Local storage on Anyscale
Local storage on Anyscale
This page provides an overview of local storage on Anyscale.
What is local storage?
Local storage provides high-performance block storage attached directly to each node in your Anyscale cluster. You access local storage at /mnt/local_storage. Each node has its own local storage that isn't shared with other nodes.
Local storage is ephemeral. All data stored in /mnt/local_storage is permanently deleted when the cluster terminates. For persistent storage, use shared storage paths or cloud object storage.
Configuration options
Configuration options differ by deployment type.
VM stack
When using the VM stack on AWS or Google Cloud, you can configure block storage settings in your compute configuration. The specific options vary by cloud provider.
AWS block storage
Configure EBS volumes with options for volume type, volume size, performance settings, and instance storage options. See AWS block storage settings.
Google Cloud block storage
Configure persistent disks with options for disk type, disk size, and local SSD options. See Google Cloud block storage settings.
NVMe storage
For workloads with intensive I/O requirements, Anyscale supports Non-Volatile Memory Express (NVMe) instance storage. NVMe provides low latency and high throughput, and is available on instance types with local NVMe drives. Anyscale automatically mounts NVMe storage at /mnt/local_storage.
Anyscale recommends configuring NVMe storage for workloads that rely on any of the following:
- Frequent random reads and writes.
- Large datasets that don't fit in memory.
- Sustained high IOPS.
- Extensive Ray object spilling.
Kubernetes stack
Your Kubernetes administrator controls local storage configuration through instance type settings and Helm chart configuration. Anyscale uses ephemeral volumes with the disks configured for your machine types.
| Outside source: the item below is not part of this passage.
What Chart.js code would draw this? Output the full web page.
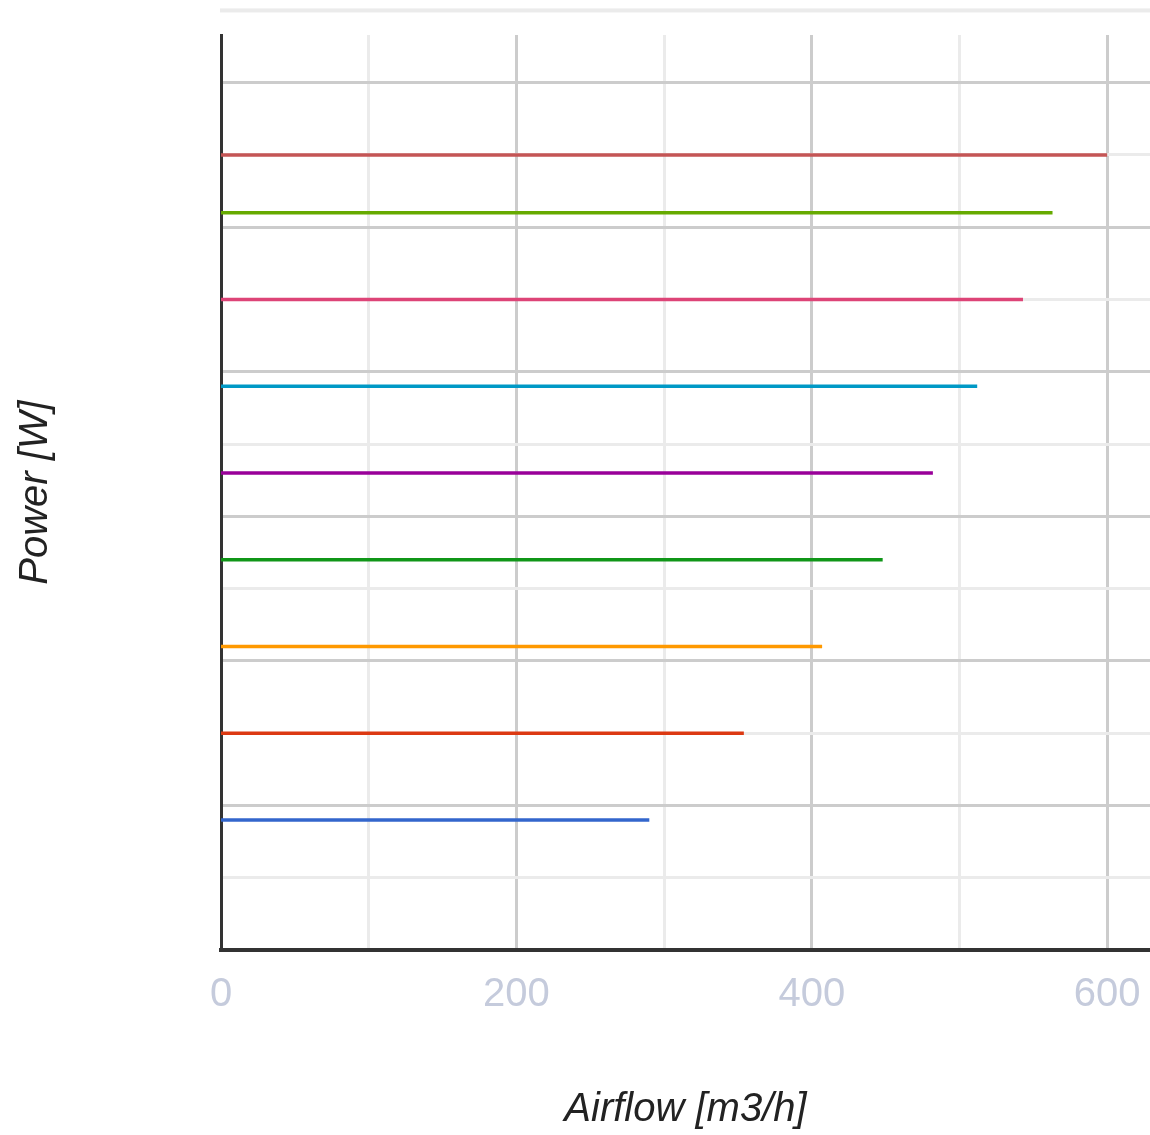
<!DOCTYPE html>
<html>
<head>
<meta charset="utf-8">
<script src="https://cdn.jsdelivr.net/npm/chart.js@4/dist/chart.umd.min.js"></script>
<style>
  body { margin: 0; background: #fff; }
</style>
</head>
<body>
<canvas id="powerChart" width="1150" height="1135"></canvas>
<script>
// one horizontal line per fan speed: power level (W) and max airflow (m3/h)
const speedNames = ['Speed 1', 'Speed 2', 'Speed 3', 'Speed 4', 'Speed 5', 'Speed 6', 'Speed 7', 'Speed 8', 'Speed 9'];
const powerLevels = [90, 150, 210, 270, 330, 390, 450, 510, 550];
const airflowStart = [0, 0, 0, 0, 0, 0, 0, 0, 0];
const airflowEnd = [290, 354, 407, 448, 482, 512, 543, 563, 600];
const seriesColors = [
  '#3366cc', // blue
  '#dc3912', // red
  '#ff9900', // orange
  '#109618', // green
  '#990099', // purple
  '#0099c6', // cyan
  '#dd4477', // pink
  '#66aa00', // lime
  '#c45555'  // dark red
];
const xTickLabels = [0, 200, 400, 600];

const datasets = speedNames.map((name, i) => ({
  label: name,
  data: [
    { x: airflowStart[i], y: powerLevels[i] },
    { x: airflowEnd[i], y: powerLevels[i] }
  ],
  borderColor: seriesColors[i],
  borderWidth: 3.5,
  pointRadius: 0,
  fill: false
}));

// light gridline above the plot top (seen in the original)
const topLine = {
  id: 'topLine',
  beforeDraw(chart) {
    const y = chart.scales.y.getPixelForValue(650);
    const c = chart.ctx;
    c.save();
    c.fillStyle = '#ebebeb';
    c.fillRect(chart.chartArea.left - 1, y - 2, chart.width, 4);
    c.restore();
  }
};

function gridColorFor(major, minor) {
  return (ctx) => {
    const v = ctx.tick.value;
    if (v % major === 0) return '#cccccc';
    if (v % minor === 0) return '#ebebeb';
    return 'rgba(0,0,0,0)';
  };
}

const ctx = document.getElementById('powerChart').getContext('2d');
new Chart(ctx, {
  type: 'line',
  data: { datasets: datasets },
  plugins: [topLine],
  options: {
    responsive: false,
    animation: false,
    layout: { padding: { top: 35, left: 0, right: 0, bottom: 0 } },
    plugins: {
      legend: { display: false },
      tooltip: { enabled: false }
    },
    scales: {
      x: {
        type: 'linear',
        min: 0,
        max: 629,
        afterFit: (scale) => {
          scale.height = 185;
          scale.paddingLeft = 0;
          scale.paddingRight = 0;
        },
        border: { color: '#333333', width: 4 },
        grid: { color: gridColorFor(200, 100), lineWidth: 3, drawTicks: false },
        ticks: {
          stepSize: 100,
          includeBounds: false,
          autoSkip: false,
          padding: 21,
          maxRotation: 0,
          color: '#c5cbdc',
          font: { family: 'Liberation Sans, Arial', size: 40 },
          callback: (v) => xTickLabels.includes(v) ? String(v) : ''
        },
        title: {
          display: true,
          text: 'Airflow [m3/h]',
          color: '#222222',
          padding: { top: 0, bottom: 1 },
          font: { family: 'Liberation Sans, Arial', size: 40, style: 'italic' }
        }
      },
      y: {
        type: 'linear',
        min: 0,
        max: 633,
        afterFit: (scale) => {
          scale.width = 221;
          scale.paddingTop = 0;
          scale.paddingBottom = 0;
        },
        border: { color: '#333333', width: 3 },
        grid: { color: gridColorFor(100, 50), lineWidth: 3, drawTicks: false },
        ticks: { stepSize: 50, includeBounds: false, display: false },
        title: {
          display: true,
          text: 'Power [W]',
          color: '#222222',
          padding: { top: 12, bottom: 0 },
          font: { family: 'Liberation Sans, Arial', size: 40, style: 'italic' }
        }
      }
    }
  }
});
</script>
</body>
</html>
How Ray uses local storage
Ray automatically uses local storage for logs, temporary files, and session data. By default, Ray stores these files in the Ray session directory (for example, /tmp/ray/session_latest/). On Anyscale, you can configure Ray to use /mnt/local_storage for better performance.
Configure Ray object spilling
Use local storage for object spilling to improve performance when the object store is full. By default, Ray spills objects to the temporary directory, but configuring object spilling to use /mnt/local_storage provides better I/O performance.
The following example configures object spilling:
import ray
# Configure object spilling to use local storage
ray.init(object_spilling_directory="/mnt/local_storage/spill")
Stage checkpoints before uploading
Use local storage as temporary staging for checkpoints before uploading to persistent storage. This pattern improves training performance by saving checkpoints to fast local storage first, then uploading to cloud storage asynchronously.
The following example demonstrates the checkpoint staging pattern:
import tempfile
from ray.train import Checkpoint
import ray.train
def train_fn(config):
for epoch in range(10):
# Training logic
metrics = {"loss": ...}
# Save checkpoint to temporary local directory
with tempfile.TemporaryDirectory() as temp_checkpoint_dir:
model.save(temp_checkpoint_dir)
# Ray Train uploads to persistent storage automatically
ray.train.report(
metrics,
checkpoint=Checkpoint.from_directory(temp_checkpoint_dir)
)
For multi-node Ray clusters, don't use local storage for the storage_path parameter in RunConfig. Use cloud object storage (S3, Azure blob storage, GCS) or shared storage (/mnt/cluster_storage) instead. Ray Train requires all workers to access the same persistent storage location for checkpoints.